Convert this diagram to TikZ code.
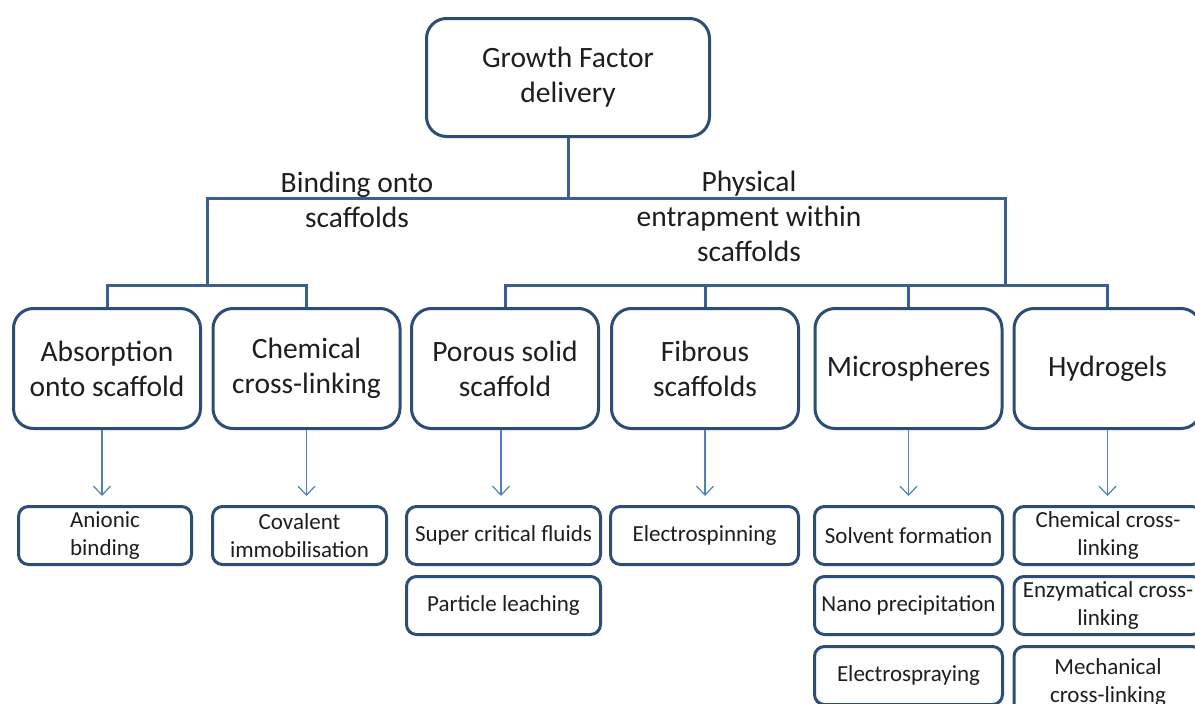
\documentclass[tikz,border=0pt]{standalone}
\usepackage{fontspec}
\setmainfont{Carlito}
\usepackage{xcolor}
\usetikzlibrary{arrows.meta,positioning}
\definecolor{cBorder}{HTML}{2C4D75}
\definecolor{cTree}{HTML}{3A6090}
\definecolor{cArrow}{HTML}{4F81BD}
\definecolor{cText}{HTML}{1E1E1E}

\begin{document}
\begin{tikzpicture}[
    x=1pt, y=-1pt,
    font=\fontsize{29.5}{35}\selectfont,
    box/.style={draw=cBorder, line width=3pt, fill=white, align=center,
                text=cText},
    big/.style={box, rounded corners=20pt, inner sep=3pt,
                minimum width=187pt, minimum height=120pt},
    small/.style={box, rounded corners=10pt, inner sep=1pt,
                  minimum width=188pt, minimum height=58pt,
                  font=\fontsize{23}{28}\selectfont},
    tree/.style={draw=cTree, line width=3pt},
    arr/.style={draw=cArrow, line width=1.2pt, shorten >=9pt,
                -{Straight Barb[length=9pt, width=17pt]}},
    lbl/.style={align=center, text=cText}
]
\useasboundingbox (0,0) rectangle (1195,704);

% --- root ---
\node[big, minimum width=283pt, minimum height=118pt] (gf) at (568,77.5)
  {Growth Factor\\ delivery};

% --- delivery methods ---
\node[big] (abs) at (107,368.5) {Absorption\\ onto scaffold};
\node[big] (chem) at (306.5,368.5) {Chemical\\ cross-linking};
\node[big] (por) at (505,368.5) {Porous solid\\ scaffold};
\node[big] (fib) at (705,368.5) {Fibrous\\ scaffolds};
\node[big] (mic) at (908.5,368.5) {Microspheres};
\node[big] (hyd) at (1107.5,368.5) {Hydrogels};

% --- techniques ---
\node[small, minimum width=173pt] (ani) at (105,535.5) {Anionic\\ binding};
\node[small, minimum width=174pt] (cov) at (299.5,535.5)
  {Covalent\\ immobilisation};
\node[small, minimum width=194pt] (sup) at (503.5,535.5)
  {Super critical fluids};
\node[small, minimum width=194pt, below=9pt of sup] (leach)
  {Particle leaching};
\node[small] (spin) at (704.5,535.5) {Electrospinning};
\node[small] (solv) at (908.5,535.5) {Solvent formation};
\node[small, below=9pt of solv] (nano) {Nano precipitation};
\node[small, below=9pt of nano] (spray) {Electrospraying};
\node[small] (hchem) at (1108,535.5) {Chemical cross-\\ linking};
\node[small, below=9pt of hchem] (henz) {Enzymatical cross-\\ linking};
\node[small, minimum height=72pt, below=9pt of henz] (hmech)
  {Mechanical\\ cross-linking};

% --- tree ---
\coordinate (bindL) at (207,198);
\coordinate (physR) at (1005,198);
\coordinate (bindJ) at (207,285);
\coordinate (physJ) at (1005,285);
\draw[tree] (gf.south) -- (gf.south |- bindL);
\draw[tree] (bindJ) -- (bindL) -- (physR) -- (physJ);
\draw[tree] (abs.north) |- (bindJ) -| (chem.north);
\draw[tree] (por.north) |- (physJ) -| (hyd.north);
\draw[tree] (fib.north) -- (fib.north |- physJ);
\draw[tree] (mic.north) -- (mic.north |- physJ);

% branch labels
\node[lbl] (bind) at (357,200) {Binding onto\\ scaffolds};
\node[lbl] (phys) at (749,216) {Physical\\ entrapment within\\ scaffolds};

% --- arrows ---
\draw[arr] ([xshift=-5pt]abs.south) -- ([xshift=-5pt]abs.south |- ani.north);
\draw[arr] (chem.south) -- (chem.south |- cov.north);
\draw[arr] ([xshift=-4pt]por.south) -- ([xshift=-4pt]por.south |- sup.north);
\draw[arr] (fib.south) -- (fib.south |- spin.north);
\draw[arr] (mic.south) -- (mic.south |- solv.north);
\draw[arr] (hyd.south) -- (hyd.south |- hchem.north);

\end{tikzpicture}
\end{document}
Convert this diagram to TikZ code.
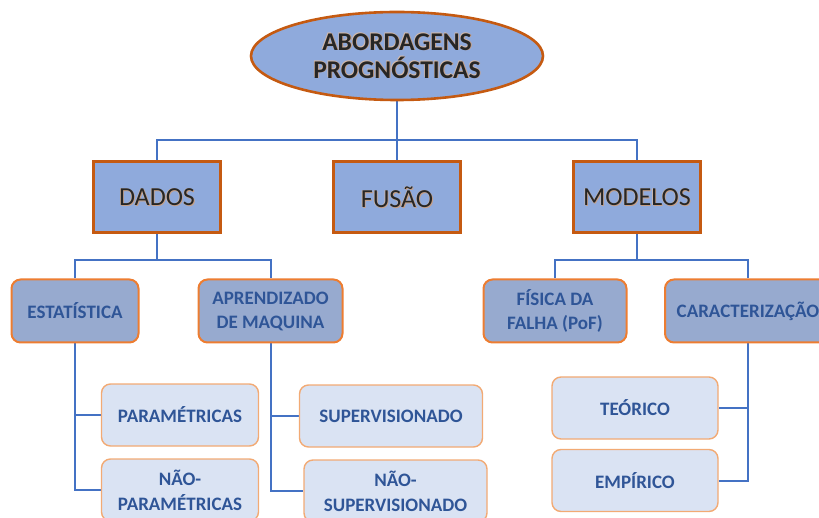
\documentclass[tikz,border=0pt]{standalone}
\usepackage{fontspec}
\setmainfont{Carlito}
\usetikzlibrary{shapes.geometric,backgrounds}
\definecolor{lvlonefill}{HTML}{8FAADC}
\definecolor{lvloneline}{HTML}{C55A11}
\definecolor{lvltwofill}{HTML}{97AACF}
\definecolor{lvltwoline}{HTML}{ED7D31}
\definecolor{lvlthreefill}{HTML}{DAE3F3}
\definecolor{lvlthreeline}{HTML}{F2AA74}
\definecolor{txtblue}{HTML}{2F5597}
\definecolor{connblue}{HTML}{4472C4}
\definecolor{glowbrown}{HTML}{B07850}
\newcommand{\glowtext}[1]{%
  \leavevmode\rlap{\color{glowbrown!70}\kern0.8pt\raisebox{-0.8pt}{#1}}%
  \rlap{\color{glowbrown!50}\kern-0.6pt\raisebox{0.6pt}{#1}}%
  {\color{black!85}#1}}
\tikzset{
  topnode/.style={ellipse, draw=lvloneline, line width=2.6pt, fill=lvlonefill,
    minimum width=292pt, minimum height=88pt, inner sep=0pt, align=center,
    font=\fontsize{25.5}{28}\selectfont\bfseries},
  lvlone/.style={rectangle, draw=lvloneline, line width=3pt, fill=lvlonefill,
    minimum width=127pt, minimum height=71pt, inner sep=0pt, align=center,
    font=\fontsize{26}{28}\selectfont},
  lvltwo/.style={rectangle, rounded corners=9pt, draw=lvltwoline, line width=2pt, fill=lvltwofill,
    minimum height=63pt, inner sep=0pt, align=center, text=txtblue,
    font=\fontsize{19}{24}\selectfont\bfseries},
  lvlthree/.style={rectangle, rounded corners=9pt, draw=lvlthreeline, line width=1.4pt, fill=lvlthreefill,
    minimum height=62pt, inner sep=0pt, align=center, text=txtblue,
    font=\fontsize{19}{25}\selectfont\bfseries},
  conn/.style={draw=connblue, line width=2pt}
}
\begin{document}
\begin{tikzpicture}[x=1pt,y=-1pt]
\useasboundingbox (0,0) rectangle (819,518);
\clip (0,0) rectangle (819,518);
% nodes
\node[topnode] (top) at (397,56) {\glowtext{ABORDAGENS}\\\glowtext{PROGNÓSTICAS}};
\node[lvlone] (dados) at (157,197.5) {\glowtext{DADOS}};
\node[lvlone] (fusao) at (397,197.5) {\glowtext{FUSÃO}};
\node[lvlone] (modelos) at (637,197.5) {\glowtext{MODELOS}};
\node[lvltwo, minimum width=127pt] (estat) at (75,311) {ESTATÍSTICA};
\node[lvltwo, minimum width=144pt] (aprend) at (270.5,311) {APRENDIZADO\\DE MAQUINA};
\node[lvltwo, minimum width=143pt] (fisica) at (555,311) {FÍSICA DA\\FALHA (PoF)};
\node[lvltwo, minimum width=166pt] (carac) at (748,311) {CARACTERIZAÇÃO};
\node[lvlthree, minimum width=157pt] (param) at (180,415) {PARAMÉTRICAS};
\node[lvlthree, minimum width=157pt] (naoparam) at (180,490) {NÃO-\\PARAMÉTRICAS};
\node[lvlthree, minimum width=183pt] (superv) at (391,416) {SUPERVISIONADO};
\node[lvlthree, minimum width=183pt] (naosuperv) at (395.5,491) {NÃO-\\SUPERVISIONADO};
\node[lvlthree, minimum width=166pt] (teorico) at (635,408) {TEÓRICO};
\node[lvlthree, minimum width=166pt] (empirico) at (635,480.5) {EMPÍRICO};
% connector junctions
\coordinate (busone) at (397,140);
\coordinate (bustwo) at (0,260);
% connectors
\begin{scope}[on background layer]
\draw[conn] (top.south) -- (fusao.north);
\draw[conn] (dados.north) |- (busone) -| (modelos.north);
\draw[conn] (dados.south) -- (dados.south |- bustwo);
\draw[conn] (estat.north) |- (dados.south |- bustwo) -| (aprend.north);
\draw[conn] (modelos.south) -- (modelos.south |- bustwo);
\draw[conn] (fisica.north) |- (modelos.south |- bustwo) -| (carac.north);
\draw[conn] (estat.south) |- (param.west);
\draw[conn] (estat.south) |- (naoparam.west);
\draw[conn] (aprend.south) |- (superv.west);
\draw[conn] (aprend.south) |- (naosuperv.west);
\draw[conn] (carac.south) |- (teorico.east);
\draw[conn] (carac.south) |- (empirico.east);
\end{scope}
\end{tikzpicture}
\end{document}
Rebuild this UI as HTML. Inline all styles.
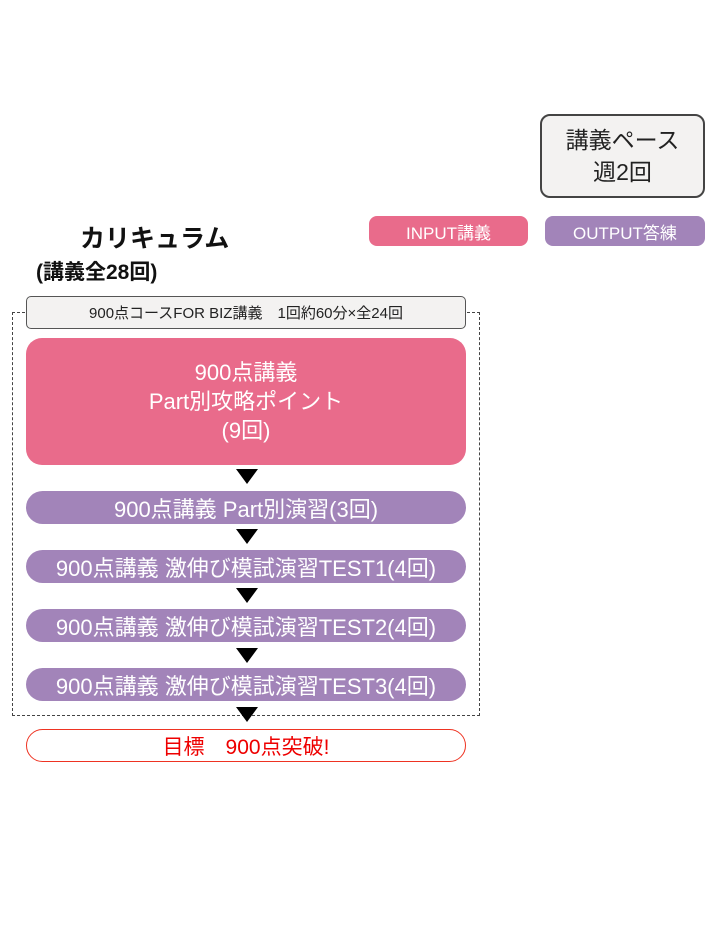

----

• [WRITTEN TASK]:
Skip the pictures. Restate exactly the lines from the start of the entries through the line containing "(0,0) rectangle (1195,704);", both ends included.

• [SOLUTION TO THE EXERCISE]:
Convert this diagram to TikZ code.
\documentclass[tikz,border=0pt]{standalone}
\usepackage{fontspec}
\setmainfont{Carlito}
\usepackage{xcolor}
\usetikzlibrary{arrows.meta,positioning}
\definecolor{cBorder}{HTML}{2C4D75}
\definecolor{cTree}{HTML}{3A6090}
\definecolor{cArrow}{HTML}{4F81BD}
\definecolor{cText}{HTML}{1E1E1E}

\begin{document}
\begin{tikzpicture}[
    x=1pt, y=-1pt,
    font=\fontsize{29.5}{35}\selectfont,
    box/.style={draw=cBorder, line width=3pt, fill=white, align=center,
                text=cText},
    big/.style={box, rounded corners=20pt, inner sep=3pt,
                minimum width=187pt, minimum height=120pt},
    small/.style={box, rounded corners=10pt, inner sep=1pt,
                  minimum width=188pt, minimum height=58pt,
                  font=\fontsize{23}{28}\selectfont},
    tree/.style={draw=cTree, line width=3pt},
    arr/.style={draw=cArrow, line width=1.2pt, shorten >=9pt,
                -{Straight Barb[length=9pt, width=17pt]}},
    lbl/.style={align=center, text=cText}
]
\useasboundingbox (0,0) rectangle (1195,704);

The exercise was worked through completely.